- _Goal_
Starting at the top of the listing, extract every line up to and including the one with "cloud_opt = [18.4, 44.4, 100, 97.9, 76.7, 81.6, 85.1]". Pictures stay out of the copy.

>> begin Source material

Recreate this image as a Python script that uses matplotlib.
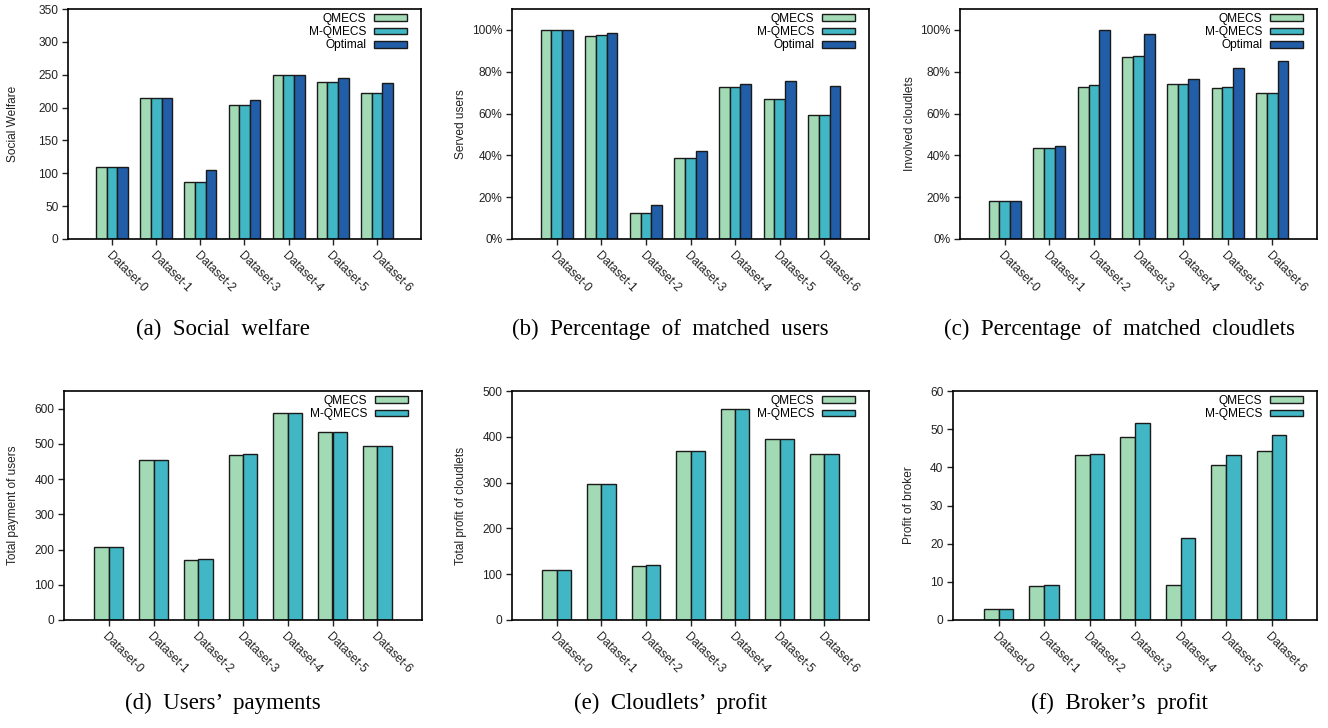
import matplotlib
matplotlib.use("Agg")
import matplotlib.pyplot as plt
import numpy as np
from matplotlib.ticker import FuncFormatter

plt.rcParams['font.family'] = ['Liberation Sans', 'DejaVu Sans']

W, H = 1328, 728

datasets = ['Dataset-0', 'Dataset-1', 'Dataset-2', 'Dataset-3', 'Dataset-4', 'Dataset-5', 'Dataset-6']
methods = ['QMECS', 'M-QMECS', 'Optimal']
colors = ['#a1dab4', '#41b6c4', '#225ea8']

# (a) social welfare
welfare_qmecs = [110, 215, 86, 204, 250, 239, 222]
welfare_mqmecs = [110, 215, 87, 204, 250, 239, 222]
welfare_opt = [110, 215, 105, 211, 250, 245, 237]

# (b) served users (%)
users_qmecs = [100, 97.3, 12.3, 38.7, 72.5, 66.9, 59.1]
users_mqmecs = [100, 97.4, 12.6, 38.8, 72.5, 66.9, 59.1]
users_opt = [100, 98.6, 16.1, 42.3, 74.3, 75.6, 73.2]

# (c) involved cloudlets (%)
cloud_qmecs = [18.4, 43.5, 72.7, 87.1, 74.1, 72.4, 70.0]
cloud_mqmecs = [18.4, 43.6, 73.8, 87.4, 74.1, 72.5, 70.0]
cloud_opt = [18.4, 44.4, 100, 97.9, 76.7, 81.6, 85.1]

# (d) total payment of users
pay_qmecs = [206, 454, 170, 469, 588, 535, 493]
pay_mqmecs = [206, 455, 172, 470, 588, 535, 493]

# (e) total profit of cloudlets
cprofit_qmecs = [110, 296, 117, 368, 461, 395, 363]
cprofit_mqmecs = [110, 297, 120, 370, 461, 395, 363]

# (f) profit of broker
bprofit_qmecs = [2.8, 8.9, 43.2, 47.9, 9.3, 40.5, 44.2]
bprofit_mqmecs = [2.8, 9.2, 43.6, 51.5, 21.4, 43.3, 48.4]

fig = plt.figure(figsize=(W / 100, H / 100), dpi=100)


def px_axes(left, top, right, bottom):
    return fig.add_axes([left / W, 1 - bottom / H, (right - left) / W, (bottom - top) / H])


def draw_panel(box, series, ylabel, ymax, yticks, label_x, percent=False):
    ax = px_axes(*box)
    left, top, right, bottom = box
    x = np.arange(len(datasets))
    n = len(series)
    if n == 3:
        width = 0.24
        offsets = [-0.24, 0, 0.24]
    else:
        width = 0.32
        offsets = [-0.16, 0.16]
    for i, vals in enumerate(series):
        ax.bar(x + offsets[i], vals, width, color=colors[i], edgecolor='#1a1a1a',
               linewidth=1.0, label=methods[i], zorder=2)
    ax.set_xlim(-1, 7)
    ax.set_ylim(0, ymax)
    ax.set_yticks(yticks)
    if percent:
        ax.yaxis.set_major_formatter(FuncFormatter(lambda v, p: '%d%%' % v))
    ax.set_xticks(x)
    ax.set_xticklabels(datasets, rotation=-45, ha='left', va='top',
                       rotation_mode='anchor', fontsize=8.6)
    ax.tick_params(axis='both', direction='out', length=4, width=1, labelsize=8.6,
                   pad=3, colors='#222222')
    ax.tick_params(axis='x', pad=4)
    for s in ax.spines.values():
        s.set_linewidth(1.2)
    ax.set_ylabel(ylabel, fontsize=8.6, color='#222222')
    ax.yaxis.set_label_coords((label_x + 5 - left) / (right - left), 0.5)
    ax.legend(loc='upper right', frameon=False, markerfirst=False, fontsize=8.6,
              bbox_to_anchor=(1 - 14 / (right - left), 1 - 4 / (bottom - top)),
              handlelength=2.8, handleheight=0.5, labelspacing=0.1,
              handletextpad=0.6, borderaxespad=0, borderpad=0)
    return ax


draw_panel((68, 9, 421, 239), [welfare_qmecs, welfare_mqmecs, welfare_opt],
           'Social Welfare', 350, range(0, 351, 50), 14)
draw_panel((512, 9, 869, 239), [users_qmecs, users_mqmecs, users_opt],
           'Served users', 110, range(0, 101, 20), 462, percent=True)
draw_panel((960, 9, 1317, 239), [cloud_qmecs, cloud_mqmecs, cloud_opt],
           'Involved cloudlets', 110, range(0, 101, 20), 911, percent=True)
draw_panel((64, 391, 422, 620), [pay_qmecs, pay_mqmecs],
           'Total payment of users', 650, range(0, 601, 100), 14)
draw_panel((512, 391, 869, 620), [cprofit_qmecs, cprofit_mqmecs],
           'Total profit of cloudlets', 500, range(0, 501, 100), 462)
draw_panel((953, 391, 1317, 620), [bprofit_qmecs, bprofit_mqmecs],
           'Profit of broker', 60, range(0, 61, 10), 910)

captions = [
    ('(a)  Social  welfare', 223, 329),
    ('(b)  Percentage  of  matched  users', 670, 329),
    ('(c)  Percentage  of  matched  cloudlets', 1119, 329),
    ('(d)  Users\u2019  payments', 223, 703),
    ('(e)  Cloudlets\u2019  profit', 671, 703),
    ('(f)  Broker\u2019s  profit', 1119, 703),
]
for txt, cx, cy in captions:
    fig.text(cx / W, 1 - cy / H, txt, ha='center', va='center', fontsize=16.5,
             family=['Liberation Serif', 'DejaVu Serif'])

fig.savefig('out.png', dpi=100)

>> end Source material

- _Completed task_
Recreate this image as a Python script that uses matplotlib.
import matplotlib
matplotlib.use("Agg")
import matplotlib.pyplot as plt
import numpy as np
from matplotlib.ticker import FuncFormatter

plt.rcParams['font.family'] = ['Liberation Sans', 'DejaVu Sans']

W, H = 1328, 728

datasets = ['Dataset-0', 'Dataset-1', 'Dataset-2', 'Dataset-3', 'Dataset-4', 'Dataset-5', 'Dataset-6']
methods = ['QMECS', 'M-QMECS', 'Optimal']
colors = ['#a1dab4', '#41b6c4', '#225ea8']

# (a) social welfare
welfare_qmecs = [110, 215, 86, 204, 250, 239, 222]
welfare_mqmecs = [110, 215, 87, 204, 250, 239, 222]
welfare_opt = [110, 215, 105, 211, 250, 245, 237]

# (b) served users (%)
users_qmecs = [100, 97.3, 12.3, 38.7, 72.5, 66.9, 59.1]
users_mqmecs = [100, 97.4, 12.6, 38.8, 72.5, 66.9, 59.1]
users_opt = [100, 98.6, 16.1, 42.3, 74.3, 75.6, 73.2]

# (c) involved cloudlets (%)
cloud_qmecs = [18.4, 43.5, 72.7, 87.1, 74.1, 72.4, 70.0]
cloud_mqmecs = [18.4, 43.6, 73.8, 87.4, 74.1, 72.5, 70.0]
cloud_opt = [18.4, 44.4, 100, 97.9, 76.7, 81.6, 85.1]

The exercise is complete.